Information shown –
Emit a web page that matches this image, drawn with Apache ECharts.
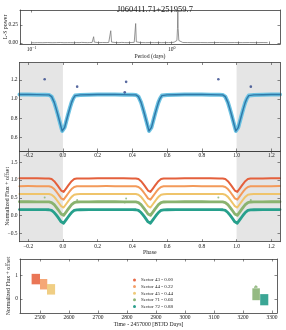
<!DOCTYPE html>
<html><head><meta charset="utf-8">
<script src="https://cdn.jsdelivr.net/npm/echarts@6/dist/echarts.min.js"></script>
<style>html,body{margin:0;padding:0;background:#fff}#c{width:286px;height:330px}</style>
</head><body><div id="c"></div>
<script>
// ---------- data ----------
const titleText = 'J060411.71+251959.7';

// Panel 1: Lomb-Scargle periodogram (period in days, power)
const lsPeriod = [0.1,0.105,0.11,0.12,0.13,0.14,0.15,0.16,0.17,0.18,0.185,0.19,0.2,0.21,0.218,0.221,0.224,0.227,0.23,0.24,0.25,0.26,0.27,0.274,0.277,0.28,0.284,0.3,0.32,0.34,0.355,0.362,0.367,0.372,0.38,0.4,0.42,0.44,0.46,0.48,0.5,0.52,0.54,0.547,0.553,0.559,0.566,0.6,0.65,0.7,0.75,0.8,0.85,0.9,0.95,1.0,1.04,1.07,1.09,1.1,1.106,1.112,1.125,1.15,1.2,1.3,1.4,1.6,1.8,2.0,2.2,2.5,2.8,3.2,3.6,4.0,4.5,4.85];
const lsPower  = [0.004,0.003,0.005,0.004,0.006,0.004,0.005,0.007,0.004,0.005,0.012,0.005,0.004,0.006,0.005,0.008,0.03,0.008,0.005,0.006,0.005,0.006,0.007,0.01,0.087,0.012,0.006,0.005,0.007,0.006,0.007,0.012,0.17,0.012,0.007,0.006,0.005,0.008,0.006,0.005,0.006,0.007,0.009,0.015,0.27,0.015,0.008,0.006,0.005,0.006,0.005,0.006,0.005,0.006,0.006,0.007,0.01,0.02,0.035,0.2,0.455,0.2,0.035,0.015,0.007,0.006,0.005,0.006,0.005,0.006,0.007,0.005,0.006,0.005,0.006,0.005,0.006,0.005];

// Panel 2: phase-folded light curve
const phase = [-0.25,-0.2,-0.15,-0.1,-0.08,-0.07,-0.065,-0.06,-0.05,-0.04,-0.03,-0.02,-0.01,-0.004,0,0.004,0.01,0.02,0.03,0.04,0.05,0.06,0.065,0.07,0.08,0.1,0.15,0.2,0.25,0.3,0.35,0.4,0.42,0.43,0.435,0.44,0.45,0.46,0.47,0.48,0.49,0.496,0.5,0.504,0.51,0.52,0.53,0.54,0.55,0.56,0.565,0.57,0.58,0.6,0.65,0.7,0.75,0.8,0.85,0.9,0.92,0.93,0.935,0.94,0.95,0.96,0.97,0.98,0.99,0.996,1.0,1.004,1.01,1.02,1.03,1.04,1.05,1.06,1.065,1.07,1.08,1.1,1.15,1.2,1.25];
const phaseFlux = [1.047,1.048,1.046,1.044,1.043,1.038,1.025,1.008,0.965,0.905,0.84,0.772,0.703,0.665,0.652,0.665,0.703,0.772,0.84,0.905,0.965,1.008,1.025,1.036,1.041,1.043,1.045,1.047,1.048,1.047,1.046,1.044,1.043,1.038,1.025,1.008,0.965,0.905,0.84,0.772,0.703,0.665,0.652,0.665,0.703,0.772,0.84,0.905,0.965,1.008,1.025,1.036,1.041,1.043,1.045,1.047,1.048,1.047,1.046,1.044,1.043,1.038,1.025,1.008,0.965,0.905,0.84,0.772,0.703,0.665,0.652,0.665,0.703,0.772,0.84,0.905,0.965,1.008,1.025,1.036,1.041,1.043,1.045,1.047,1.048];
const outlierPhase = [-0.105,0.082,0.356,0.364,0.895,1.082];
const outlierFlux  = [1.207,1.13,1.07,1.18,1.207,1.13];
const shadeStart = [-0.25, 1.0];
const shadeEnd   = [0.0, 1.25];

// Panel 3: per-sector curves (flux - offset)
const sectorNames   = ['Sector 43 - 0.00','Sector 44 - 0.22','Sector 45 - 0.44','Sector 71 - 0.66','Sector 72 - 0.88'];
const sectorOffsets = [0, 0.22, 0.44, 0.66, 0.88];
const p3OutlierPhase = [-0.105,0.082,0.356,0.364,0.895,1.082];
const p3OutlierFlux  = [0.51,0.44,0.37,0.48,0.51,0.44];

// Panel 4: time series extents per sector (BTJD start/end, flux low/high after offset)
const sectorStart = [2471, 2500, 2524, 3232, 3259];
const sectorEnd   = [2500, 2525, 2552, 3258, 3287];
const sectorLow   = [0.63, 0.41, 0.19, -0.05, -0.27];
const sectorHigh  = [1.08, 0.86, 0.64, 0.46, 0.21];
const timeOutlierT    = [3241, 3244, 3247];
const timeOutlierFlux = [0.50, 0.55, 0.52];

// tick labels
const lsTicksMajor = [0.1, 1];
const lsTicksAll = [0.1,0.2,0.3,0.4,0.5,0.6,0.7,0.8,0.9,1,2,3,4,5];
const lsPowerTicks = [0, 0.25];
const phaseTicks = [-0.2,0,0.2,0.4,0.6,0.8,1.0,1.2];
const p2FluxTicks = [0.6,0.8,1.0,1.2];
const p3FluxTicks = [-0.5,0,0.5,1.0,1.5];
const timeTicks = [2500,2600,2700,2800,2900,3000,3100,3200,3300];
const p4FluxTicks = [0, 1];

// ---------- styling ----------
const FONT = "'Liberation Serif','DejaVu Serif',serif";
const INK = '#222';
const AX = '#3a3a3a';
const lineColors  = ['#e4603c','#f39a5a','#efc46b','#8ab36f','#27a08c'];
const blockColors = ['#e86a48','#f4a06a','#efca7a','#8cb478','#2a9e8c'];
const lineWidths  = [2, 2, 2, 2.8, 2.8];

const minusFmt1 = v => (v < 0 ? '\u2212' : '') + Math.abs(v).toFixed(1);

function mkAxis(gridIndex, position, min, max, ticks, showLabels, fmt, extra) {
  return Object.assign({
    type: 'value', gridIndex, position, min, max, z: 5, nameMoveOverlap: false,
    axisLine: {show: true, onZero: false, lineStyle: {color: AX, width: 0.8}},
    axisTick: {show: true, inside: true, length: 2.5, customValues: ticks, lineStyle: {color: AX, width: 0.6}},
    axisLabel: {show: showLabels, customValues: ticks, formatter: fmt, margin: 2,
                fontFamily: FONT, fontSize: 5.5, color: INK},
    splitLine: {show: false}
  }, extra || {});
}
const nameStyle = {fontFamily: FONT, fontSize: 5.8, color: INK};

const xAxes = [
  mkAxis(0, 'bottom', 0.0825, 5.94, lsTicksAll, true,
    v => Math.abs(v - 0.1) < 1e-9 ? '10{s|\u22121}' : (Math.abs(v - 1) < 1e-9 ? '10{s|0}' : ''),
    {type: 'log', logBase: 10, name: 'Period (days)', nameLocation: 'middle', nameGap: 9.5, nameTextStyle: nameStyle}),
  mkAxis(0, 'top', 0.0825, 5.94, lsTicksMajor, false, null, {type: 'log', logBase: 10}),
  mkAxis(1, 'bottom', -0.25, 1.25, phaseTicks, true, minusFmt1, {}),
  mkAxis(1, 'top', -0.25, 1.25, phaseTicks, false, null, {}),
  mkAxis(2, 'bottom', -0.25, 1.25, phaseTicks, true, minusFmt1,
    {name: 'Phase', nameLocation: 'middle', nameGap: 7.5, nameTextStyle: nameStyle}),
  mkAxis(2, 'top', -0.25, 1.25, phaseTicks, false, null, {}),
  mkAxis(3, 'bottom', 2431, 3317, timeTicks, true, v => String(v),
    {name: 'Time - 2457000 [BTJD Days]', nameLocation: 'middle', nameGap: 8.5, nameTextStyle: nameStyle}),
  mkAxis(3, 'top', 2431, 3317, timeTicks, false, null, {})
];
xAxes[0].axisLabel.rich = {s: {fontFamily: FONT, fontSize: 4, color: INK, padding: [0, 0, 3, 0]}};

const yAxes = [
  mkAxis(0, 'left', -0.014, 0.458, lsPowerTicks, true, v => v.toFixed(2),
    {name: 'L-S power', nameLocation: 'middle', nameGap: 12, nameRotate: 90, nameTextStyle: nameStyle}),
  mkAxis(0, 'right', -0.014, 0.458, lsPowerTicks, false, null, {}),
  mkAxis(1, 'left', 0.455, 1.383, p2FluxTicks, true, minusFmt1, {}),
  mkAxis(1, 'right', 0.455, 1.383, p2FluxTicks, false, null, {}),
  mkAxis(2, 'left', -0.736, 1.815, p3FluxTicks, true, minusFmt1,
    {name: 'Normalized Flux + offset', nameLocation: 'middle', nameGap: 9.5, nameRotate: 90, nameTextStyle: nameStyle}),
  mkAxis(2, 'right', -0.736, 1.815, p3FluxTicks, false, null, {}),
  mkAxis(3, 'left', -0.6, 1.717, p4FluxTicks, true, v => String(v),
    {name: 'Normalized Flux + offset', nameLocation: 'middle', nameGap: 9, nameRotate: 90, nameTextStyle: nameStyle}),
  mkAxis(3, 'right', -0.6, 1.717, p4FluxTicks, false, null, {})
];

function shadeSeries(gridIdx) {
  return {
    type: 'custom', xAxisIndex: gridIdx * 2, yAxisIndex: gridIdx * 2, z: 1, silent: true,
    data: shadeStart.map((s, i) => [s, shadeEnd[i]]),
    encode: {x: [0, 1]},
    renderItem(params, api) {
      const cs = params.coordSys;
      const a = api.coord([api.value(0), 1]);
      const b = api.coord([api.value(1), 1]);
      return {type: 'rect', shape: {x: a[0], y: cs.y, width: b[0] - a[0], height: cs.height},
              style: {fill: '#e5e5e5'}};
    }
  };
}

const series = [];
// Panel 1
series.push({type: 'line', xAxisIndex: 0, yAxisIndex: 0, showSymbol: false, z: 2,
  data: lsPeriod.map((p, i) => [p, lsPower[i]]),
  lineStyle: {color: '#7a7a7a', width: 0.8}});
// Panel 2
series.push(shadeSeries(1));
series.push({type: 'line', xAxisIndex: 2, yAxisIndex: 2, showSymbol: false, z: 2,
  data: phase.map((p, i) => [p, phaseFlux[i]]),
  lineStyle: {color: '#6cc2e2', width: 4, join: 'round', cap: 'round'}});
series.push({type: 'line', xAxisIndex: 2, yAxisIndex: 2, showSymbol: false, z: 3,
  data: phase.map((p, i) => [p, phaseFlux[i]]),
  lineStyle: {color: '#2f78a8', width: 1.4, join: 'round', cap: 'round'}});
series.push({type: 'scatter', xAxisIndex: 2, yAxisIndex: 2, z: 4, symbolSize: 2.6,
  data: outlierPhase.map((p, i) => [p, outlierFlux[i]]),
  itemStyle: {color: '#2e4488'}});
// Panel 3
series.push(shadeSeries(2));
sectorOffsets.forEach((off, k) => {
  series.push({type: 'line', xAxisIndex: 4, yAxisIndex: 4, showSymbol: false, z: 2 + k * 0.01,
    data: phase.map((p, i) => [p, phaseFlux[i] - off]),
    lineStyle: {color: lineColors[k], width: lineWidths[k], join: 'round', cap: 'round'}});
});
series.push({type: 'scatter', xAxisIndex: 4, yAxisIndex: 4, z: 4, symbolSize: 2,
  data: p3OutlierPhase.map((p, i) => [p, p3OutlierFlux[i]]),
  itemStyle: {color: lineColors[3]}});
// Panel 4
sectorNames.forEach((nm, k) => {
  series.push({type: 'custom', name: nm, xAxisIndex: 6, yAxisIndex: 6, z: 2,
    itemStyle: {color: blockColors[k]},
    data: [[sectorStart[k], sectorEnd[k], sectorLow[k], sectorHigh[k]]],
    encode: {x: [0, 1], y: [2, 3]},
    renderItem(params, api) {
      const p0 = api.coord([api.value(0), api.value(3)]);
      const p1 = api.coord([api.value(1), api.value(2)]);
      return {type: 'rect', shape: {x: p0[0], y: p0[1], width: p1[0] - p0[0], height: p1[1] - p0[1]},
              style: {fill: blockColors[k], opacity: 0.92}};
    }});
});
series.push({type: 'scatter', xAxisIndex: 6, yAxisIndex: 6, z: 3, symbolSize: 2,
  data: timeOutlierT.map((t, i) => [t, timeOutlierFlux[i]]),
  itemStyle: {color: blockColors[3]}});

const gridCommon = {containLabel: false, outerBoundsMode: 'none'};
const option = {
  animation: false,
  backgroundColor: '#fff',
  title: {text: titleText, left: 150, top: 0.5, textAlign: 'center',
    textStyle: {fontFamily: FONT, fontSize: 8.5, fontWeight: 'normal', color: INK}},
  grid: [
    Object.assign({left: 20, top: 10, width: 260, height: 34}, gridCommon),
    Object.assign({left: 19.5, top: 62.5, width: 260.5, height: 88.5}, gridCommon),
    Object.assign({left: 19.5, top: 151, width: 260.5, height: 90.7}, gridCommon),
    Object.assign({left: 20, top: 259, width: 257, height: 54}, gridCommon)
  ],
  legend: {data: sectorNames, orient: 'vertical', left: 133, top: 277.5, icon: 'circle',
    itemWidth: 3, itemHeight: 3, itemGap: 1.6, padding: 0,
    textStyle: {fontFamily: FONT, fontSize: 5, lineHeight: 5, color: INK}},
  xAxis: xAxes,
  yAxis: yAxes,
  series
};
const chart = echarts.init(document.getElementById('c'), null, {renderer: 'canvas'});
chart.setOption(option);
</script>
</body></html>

Objective –
Starting at the top of the listing above, reproduce each line up to and including the one with "const titleText = 'J060411.71+251959.7';"; omit the pictures.

Result for this exercise –
Emit a web page that matches this image, drawn with Apache ECharts.
<!DOCTYPE html>
<html><head><meta charset="utf-8">
<script src="https://cdn.jsdelivr.net/npm/echarts@6/dist/echarts.min.js"></script>
<style>html,body{margin:0;padding:0;background:#fff}#c{width:286px;height:330px}</style>
</head><body><div id="c"></div>
<script>
// ---------- data ----------
const titleText = 'J060411.71+251959.7';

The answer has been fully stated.